Roles & Responsibilities in Internal Control :
According to the COSO Framework, everyone in an organization has responsibility for internal control to some extent. Virtually all employees produce information used in the internal control system or take other actions needed to affect control. Also, all personnel should be responsible for communicating upward problems in operations, non-compliance with the code of conduct, or other policy violations or illegal actions. Each major entity in corporate governance has a particular role to play:
Management
The Chief Executive Officer (the top manager) of the organization has overall responsibility for designing and implementing effective internal control. More than any other individual, the chief executive sets the "tone at the top" that affects integrity and ethics and other factors of a positive control environment. In a large company, the chief executive fulfills this duty by providing leadership and direction to senior managers and reviewing the way they're controlling the business. Senior managers, in turn, assign responsibility for establishment of more specific internal control policies and procedures to personnel responsible for the unit's functions. In a smaller entity, the influence of the chief executive, often an owner-manager, is usually more direct. In any event, in a cascading responsibility, a manager is effectively a chief executive of his or her sphere of responsibility. Of particular significance are financial officers and their staffs, whose control activities cut across, as well as up and down, the operating and other units of an enterprise.
Board of directors
Management is accountable to the board of directors, which provides governance, guidance and oversight. Effective board members are objective, capable and inquisitive. They also have a knowledge of the entity's activities and environment, and commit the time necessary to fulfil their board responsibilities. Management may be in a position to override controls and ignore or stifle communications from subordinates, enabling a dishonest management which intentionally misrepresents results to cover its tracks. A strong, active board, particularly when coupled with effective upward communications channels and capable financial, legal and internal audit functions, is often best able to identify and correct such a problem.
Auditors
The internal auditors and external auditors of the organization also measure the effectiveness of internal control through their efforts. They assess whether the controls are properly designed, implemented and working effectively, and make recommendations on how to improve internal control. They may also review Information technology controls, which relate to the IT systems of the organization. To provide reasonable assurance that internal controls involved in the financial reporting process are effective, they are tested by the external auditor (the organization's public accountants), who are required to opine on the internal controls of the company and the reliability of its financial reporting.
Audit committee
The role and the responsibilities of the audit committee, in general terms, are to: (a) Discuss with management, internal and external auditors and major stakeholders the quality and adequacy of the organization’s internal controls system and risk management process, and their effectiveness and outcomes, and meet regularly and privately with the Director of Internal Audit; (b) Review and discuss with management and the external auditors and approve the audited financial statements of the organization and make a recommendation regarding inclusion of those financial statements in any public filing. Also review with management and the independent auditor the effect of regulatory and accounting initiatives as well as off-balance sheet issues in the organization’s financial statements; (c) Review and discuss with management the types of information to be disclosed and the types of presentations to be made with respect to the Company's earning press release and financial information and earnings guidance provided to analysts and rating agencies; (d) Confirm the scope of audits to be performed by the external and internal auditors, monitor progress and review results and review fees and expenses. Review significant findings or unsatisfactory internal audit reports, or audit problems or difficulties encountered by the external independent auditor. Monitor management's response to all audit findings; (e) Manage complaints concerning accounting, internal accounting controls or auditing matters; (f) Receive regular reports from the Chief Executive Officer, Chief Financial Officer and the Company's other Control Committees regarding deficiencies in the design or operation of internal controls and any fraud that involves management or other employees with a significant role in internal controls; and (g) Support management in resolving conflicts of interest. Monitor the adequacy of the organization’s internal controls and ensure that all fraud cases are acted upon.

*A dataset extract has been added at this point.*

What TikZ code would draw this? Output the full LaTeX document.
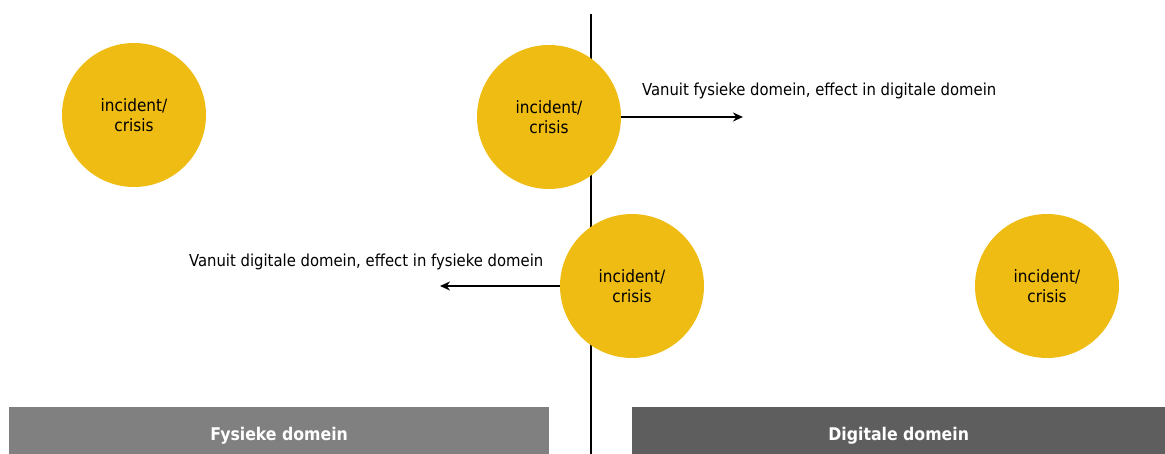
\documentclass[tikz,border=0pt]{standalone}
\usepackage{fontspec}
\setmainfont{DejaVu Sans Condensed}
\usetikzlibrary{arrows.meta}
\definecolor{gold}{HTML}{EFBC14}
\definecolor{barlight}{HTML}{808080}
\definecolor{bardark}{HTML}{5E5E5E}
\begin{document}
\begin{tikzpicture}[x=1pt,y=-1pt,
  crisis/.style={circle,fill=gold,minimum size=144pt,inner sep=0pt,align=center,font=\fontsize{17}{20}\selectfont},
  lbl/.style={anchor=west,font=\fontsize{16.5}{18}\selectfont,inner sep=0pt},
  bar/.style={anchor=north west,minimum height=58pt,inner sep=0pt,text=white,font=\bfseries\fontsize{17.5}{18}\selectfont},
  arr/.style={line width=2.8pt,-{Stealth[length=10pt,width=9pt]}}]
\useasboundingbox (0,0) rectangle (1165,454);
\coordinate (top) at (591,14);
\coordinate (bot) at (591,454);
\draw[line width=2.5pt] (top) -- (bot);
\node[crisis] (c1) at (134,115) {incident/\\crisis};
\node[crisis] (c2) at (549,117) {incident/\\crisis};
\node[crisis] (c3) at (632,286) {incident/\\crisis};
\node[crisis] (c4) at (1047,286) {incident/\\crisis};
\coordinate (a1) at (743,117);
\coordinate (a2) at (440,286);
\draw[arr] (c2.east) -- (a1);
\draw[arr] (c3.west) -- (a2);
\node[lbl] (l1) at (642,91) {Vanuit fysieke domein, effect in digitale domein};
\node[lbl] (l2) at (189,262) {Vanuit digitale domein, effect in fysieke domein};
\node[bar,fill=barlight,minimum width=540pt] (b1) at (9,407) {Fysieke domein};
\node[bar,fill=bardark,minimum width=533pt] (b2) at (632,407) {Digitale domein};
\end{tikzpicture}
\end{document}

Personnel benefits committee
The role and the responsibilities of the personnel benefits, in general terms, are to: (a) Approve and oversee administration of the Company's Executive Compensation Program; (b) Review and approve specific compensation matters for the Chief Executive Officer, Chief Operating Officer (if applicable), Chief Financial Officer, General Counsel, Senior Human Resources Officer, Treasurer, Director, Corporate Relations and Management, and Company Directors; (c) Review, as appropriate, any changes to compensation matters for the officers listed above with the Board; and (d)Review and monitor all human-resource related performance and compliance activities and reports, including the performance management system. They also ensure that benefit-related performance measures are properly used by the management of the organization.
Operating staff
All staff members should be responsible for reporting problems of operations, monitoring and improving their performance, and monitoring non-compliance with the corporate policies and various professional codes, or violations of policies, standards, practices and procedures. Their particular responsibilities should be documented in their individual personnel files. In performance management activities they take part in all compliance and performance data collection and processing activities as they are part of various organizational units and may also be responsible for various compliance and operational-related activities of the organization.
Staff and junior managers may be involved in evaluating the controls within their own organizational unit using a control self-assessment.